I was pleased to get down to Swansea to see Tim Davies' new show, Between a Rock and a Hard Place at the Glynn Vivian Gallery on Saturday. I enjoyed it more than I expected to. I've always liked Davies' work but I sometimes feel a little suffocated by the political content. This new work was nicely balanced; the political was integrally present but not overbearing. What I actually like most about Davies' work is the process, the meticulous repetition and the materiality, and this show did not disappoint. Throughout the exhibition, he uses postcards as the basis for the work. The foyer was particularly impressive showing the ongoing Figures in a Landscape 2004-08 series of tourist postcards their figures, often in local or 'national' dress, are cut out leaving a ghostly absence shadowed by the sensitive lighting.

Tim Davies - Figures in a Landscape

Installed film sequences in the main gallery of Remembrance Day ceremonies at Aberystwyth and Swansea are timely and poignant. A second film piece, Kilkenny Shift 2009, is aesthetically beautiful and conceptually sensitive - a film sequence ascending and descending the servants' steps in Kilkenny Castle in Ireland. Davies has made previous work using castles as tropes for power, this piece is far more subtle and intimate, commenting on the repetitious and uncelebrated lives of those who gave their lives in service. The message is conveyed through absence and loss - these are themes that resonate throughout the show.

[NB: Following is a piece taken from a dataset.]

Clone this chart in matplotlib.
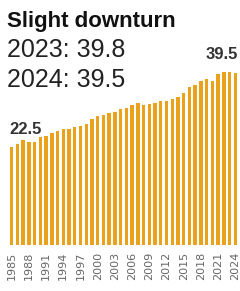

The main gallery shows 40 images, once again using the vehicle of the postcard, each showing the image of a bridge meticulously isolated from its environment through a process of sanding. The images are, again, beautiful. The message is subtle, the bridge as metaphor for connection, power, negotiation. The images also focus in on the structure of the bridge as a strategic military target, a tangible symbol of connection and flow.